Treatment / Management
People with personality disorders may be difficult to treat. However, while the condition is not ‘curable’ in a traditional medical sense, the person can be considerably helped to have more fulfilling life, and well-managed general support can greatly improve maladaptive behaviour.
Specialised treatment results in substantial improvement in over a third of patients. Specialised treatment is only available from dedicated personality disorder services, but these are not yet available throughout the country
Drug treatment
There is no good evidence that medication helps the long term course or prognosis of personality disorder. Some of the symptoms may be alleviated by judicious use of suitable medication.
Short term treatment may include anxiolytic or neuroleptic drugs given for limited periods or at times of severe stress. Discrete courses of selective serotonin reuptake inhibitor antidepressants may help if there are prolonged episodes of low mood of sufficient severity. Long term treatment with antipsychotic medication can be helpful in severe cases of paranoid and schizotypal disorders.
Psychosocial interventions
The aim of most treatments is to enable people to understand their condition, in ways that allowing them to take responsibility for making changes that will improve their overall functioning, and achieve a better sense of well-being. This can be at the level of coping better with symptoms, of understanding and controlling their emotions in various ways, or intensive therapy with the aim of producing substantial personal and emotional development.
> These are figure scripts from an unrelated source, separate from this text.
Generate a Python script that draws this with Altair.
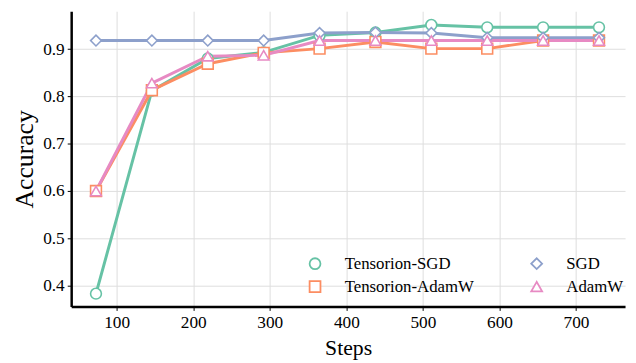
import altair as alt
import pandas as pd

steps = [73, 146, 219, 292, 365, 438, 511, 584, 657, 730]
series_names = ["Tensorion-SGD", "Tensorion-AdamW", "SGD", "AdamW"]
tensorion_sgd = [0.383, 0.812, 0.880, 0.893, 0.929, 0.935, 0.951, 0.946, 0.946, 0.946]
tensorion_adamw = [0.600, 0.813, 0.869, 0.892, 0.901, 0.915, 0.901, 0.901, 0.918, 0.918]
sgd = [0.918, 0.918, 0.918, 0.918, 0.934, 0.935, 0.934, 0.924, 0.924, 0.924]
adamw = [0.600, 0.828, 0.885, 0.887, 0.918, 0.918, 0.918, 0.918, 0.918, 0.918]
colors = ["#66c2a5", "#fc8d62", "#8da0cb", "#e78ac3"]
shapes = ["circle", "square", "diamond", "triangle-up"]

rows = []
for name, vals in zip(series_names, [tensorion_sgd, tensorion_adamw, sgd, adamw]):
    for s, v in zip(steps, vals):
        rows.append({"Steps": s, "Accuracy": v, "Method": name})
df = pd.DataFrame(rows)

FONT = "Liberation Serif"

x = alt.X("Steps:Q", scale=alt.Scale(domain=[40.6, 764], nice=False, zero=False),
          axis=alt.Axis(values=[100, 200, 300, 400, 500, 600, 700], title="Steps",
                        titleFontSize=22))
y = alt.Y("Accuracy:Q", scale=alt.Scale(domain=[0.356, 0.98], nice=False, zero=False),
          axis=alt.Axis(values=[0.4, 0.5, 0.6, 0.7, 0.8, 0.9], format=".1f", title="Accuracy",
                        titleFontSize=26))
color_scale = alt.Scale(domain=series_names, range=colors)

lines = alt.Chart(df).mark_line(strokeWidth=3).encode(
    x=x, y=y, color=alt.Color("Method:N", scale=color_scale), detail="Method:N")
points = alt.Chart(df).mark_point(filled=False, fill="white", size=120, strokeWidth=1.6, opacity=1).encode(
    x=x, y=y,
    color=alt.Color("Method:N", scale=color_scale),
    shape=alt.Shape("Method:N", scale=alt.Scale(domain=series_names, range=shapes)),
)

chart = alt.layer(lines, points).properties(
    width=561, height=299,
    padding={"left": 64, "top": 1, "right": 3, "bottom": 54},
    autosize=alt.AutoSizeParams(type="none"),
).configure(font=FONT).configure_view(stroke=None).configure_axis(
    labelColor="black", labelFontSize=17.5,
    titleFontWeight="normal", titleColor="black", gridColor="#dddddd", gridWidth=1,
    domainColor="black", domainWidth=2.5, tickColor="black", tickSize=4, tickWidth=1,
    labelPadding=3,
).configure_axisY(titlePadding=5).configure_axisX(titlePadding=7).configure_legend(
    orient="none", legendX=238.5, legendY=247, columns=2, title=None,
    labelFontSize=17, labelColor="black", symbolSize=121, symbolStrokeWidth=1.8,
    labelOffset=21.5, columnPadding=53.5, rowPadding=4.4,
)

chart.save("out.html", embed_options={"renderer": "svg", "actions": False})
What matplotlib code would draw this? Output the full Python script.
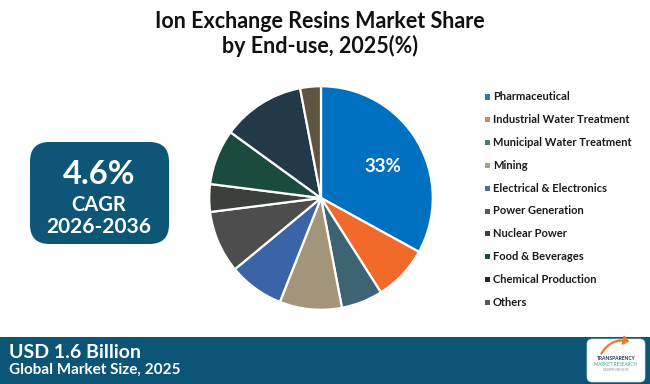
import matplotlib
matplotlib.use("Agg")
import matplotlib.pyplot as plt
from matplotlib.patches import FancyBboxPatch, Rectangle, FancyArrowPatch

# ---- data ----
categories = ["Pharmaceutical", "Industrial Water Treatment", "Municipal Water Treatment",
              "Mining", "Electrical & Electronics", "Power Generation", "Nuclear Power",
              "Food & Beverages", "Chemical Production", "Others"]
shares = [33, 8, 6, 9, 8, 9, 4, 8, 12, 3]
colors = ["#0070C0", "#F26A2A", "#3E6373", "#A3957A", "#3B63A8", "#4D4D4D",
          "#3C3F3A", "#1B4A3E", "#223A47", "#5E5440"]
legend_colors = ["#2E75B6", "#C98A5E", "#4F7A6E", "#A5A58A", "#4A6FA0", "#595959",
                 "#404040", "#1F4E3D", "#222A35", "#595959"]
title_lines = ["Ion Exchange Resins Market Share", "by End-use, 2025(%)"]
cagr_value = "4.6%"
cagr_label = "CAGR"
cagr_period = "2026-2036"
market_value = "USD 1.6 Billion"
market_label = "Global Market Size, 2025"

W, H = 650, 384
FONT = "Lato"
fig = plt.figure(figsize=(W / 100, H / 100), dpi=100)
fig.patch.set_facecolor("white")

def fx(x):
    return x / W

def fy(y):
    return 1 - y / H

# ---- title ----
fig.text(fx(320), fy(22), title_lines[0], ha="center", va="center",
         fontsize=15.5, fontweight="bold", family=FONT, color="#111111")
fig.text(fx(320), fy(46), title_lines[1], ha="center", va="center",
         fontsize=15.5, fontweight="bold", family=FONT, color="#111111")

# ---- pie ----
cx, cy, r = 321, 198, 114
ax = fig.add_axes([fx(cx - r), fy(cy + r), 2 * r / W, 2 * r / H])
wedges, _ = ax.pie(shares, colors=colors, startangle=90, counterclock=False,
                   radius=1.0,
                   wedgeprops=dict(edgecolor="white", linewidth=1.6))
ax.set_xlim(-1.02, 1.02)
ax.set_ylim(-1.02, 1.02)
ax.set_aspect("equal")
ax.axis("off")
fig.text(fx(383), fy(167), f"{shares[0]}%", ha="center", va="center",
         fontsize=13.5, fontweight="bold", family=FONT, color="white")

# ---- legend ----
y0, dy = 97, 22.8
for i, (cat, col) in enumerate(zip(categories, legend_colors)):
    y = y0 + i * dy
    fig.patches.append(Rectangle((fx(485), fy(y + 2.5)), 5 / W, 5 / H,
                                 transform=fig.transFigure, facecolor=col,
                                 edgecolor="none"))
    fig.text(fx(493), fy(y), cat, ha="left", va="center", fontsize=8,
             fontweight="bold", family=FONT, color="#1a1a1a")

# ---- CAGR box ----
box = FancyBboxPatch((fx(30), fy(244)), fx(139), 102 / H,
                     boxstyle="round,pad=0,rounding_size=0.03",
                     transform=fig.transFigure, facecolor="#0D5677",
                     edgecolor="none", mutation_aspect=W / H)
fig.patches.append(box)
fig.text(fx(99), fy(174), cagr_value, ha="center", va="center", fontsize=23.5,
         fontweight="bold", family=FONT, color="white")
fig.text(fx(99), fy(205), cagr_label, ha="center", va="center", fontsize=14.5,
         fontweight="bold", family=FONT, color="white")
fig.text(fx(99), fy(227), cagr_period, ha="center", va="center", fontsize=15,
         fontweight="bold", family=FONT, color="white")

# ---- bottom band ----
fig.patches.append(Rectangle((0, 0), 1, (H - 337) / H, transform=fig.transFigure,
                             facecolor="#0D5577", edgecolor="none"))
fig.text(fx(9), fy(352), market_value, ha="left", va="center", fontsize=14,
         fontweight="bold", family=FONT, color="white")
fig.text(fx(9), fy(370), market_label, ha="left", va="center", fontsize=11,
         fontweight="bold", family=FONT, color="white")

# ---- logo ----
logo = FancyBboxPatch((fx(587), fy(382)), fx(58), 43 / H,
                      boxstyle="round,pad=0,rounding_size=0.008",
                      transform=fig.transFigure, facecolor="white",
                      edgecolor="#dddddd", linewidth=0.5, mutation_aspect=W / H)
fig.patches.append(logo)
arr = FancyArrowPatch((fx(600), fy(356)), (fx(632), fy(342)),
                      transform=fig.transFigure, connectionstyle="arc3,rad=-0.4",
                      arrowstyle="-|>,head_length=3,head_width=2.5", color="#F07A2A",
                      linewidth=1.6)
fig.patches.append(arr)
fig.text(fx(616), fy(359), "TRANSPARENCY", ha="center", va="center", fontsize=3.6,
         fontweight="bold", family=FONT, color="#1F3A5A")
fig.text(fx(616), fy(365), "MARKET RESEARCH", ha="center", va="center", fontsize=3.3,
         family=FONT, color="#3AA39A")
fig.text(fx(616), fy(370), "GROWTH INSIGHTS", ha="center", va="center", fontsize=2,
         family=FONT, color="#888888")

fig.savefig("out.png", dpi=100, facecolor="white")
Psychological management for symptom relief include-:
- Assertiveness training and anxiety management, mainly cluster C disorders.
- Techniques for managing anger in people with aggressive behaviour.
- People with habit disorders may benefit from involvement with organisations such as Gamblers Anonymous or Narcotics Anonymous.
- Self help organisations such as befriending services or voluntary agencies may support people with the anxious and avoidant cluster C disorders and reduce their need for protracted involvement with the health services.
- Occupational and vocational therapies can be effective.
Definitive psychological treatments, mainly for establishing better emotional regulation in cluster B disorders, include-:
- Cognitive behavioural therapy-: particularly focuses on unhelpful ways of thinking about problems.
- Cognitive analytic therapy-: sees problems as emotional traps and snags which are examined and understood in the therapy.
- Mentalisation-based therapy-: develops awareness of one’s own and others’ mental states, and healthier attachment patterns.
- Dialectical behaviour therapy-: particularly helpful for borderline conditions where self-harm is a major problem.
- Group psychotherapy-: focuses on the way relationships are problematic and how to get better support from others.
- Numerous other psychotherapies (systemic, humanistic, creative, arts and others) can all help in specific instances, or be useful parts of coordinated programmes of therapy.
Intensive treatments include-:
- Long term individual psychodynamic or psychoanalytic psychotherapy (several years, sometimes more than once per week): to gain deep insight and understanding of why somebody is like they are, and changing it. Occasionally, this is done as part of an inpatient treatment programme.
- Residential therapeutic communities: intensive programmes of 1-2 years duration, using group therapy and day-to-day living to confront and change problematic thoughts, emotions and behaviour.
- Non-residential therapeutic communities: run similarly, but for between one and five days per week.
Management of deliberate self harm
There is no consensus as to the best management of deliberate self harm in people with personality disorders. Empathic listening and trying to understand the circumstances can help, if done sensitively; criticism and instructions to stop are inevitably experienced as unhelpful. However, clearly understood boundaries which are consistently enforced by all staff are essential to prevent being split into friends (who are sympathetic) and foes (who are persecuting), and all the problems in staff teams that can then follow.
Admission to hospital may actually worsen self harm, particularly if the admission is unfocused and not part of an overall plan. In this case, it should be agreed and signed by the patient in advance with clear criteria and limits (eg length of stay, acceptable and unacceptable behaviour whilst in hospital); then staff may be able to provide a structure within which help can be offered and received.
Management of aggressive behaviour
Aggressive behaviour has been shown to respond to carbamazepine therapy. Psychological techniques for managing anger are useful for people who can tolerate a therapeutic relationship or environment, and can openly discuss their own behaviour. The immediate and direct issues are to identify triggering situations and modify the reactive pattern of aggressive behaviour.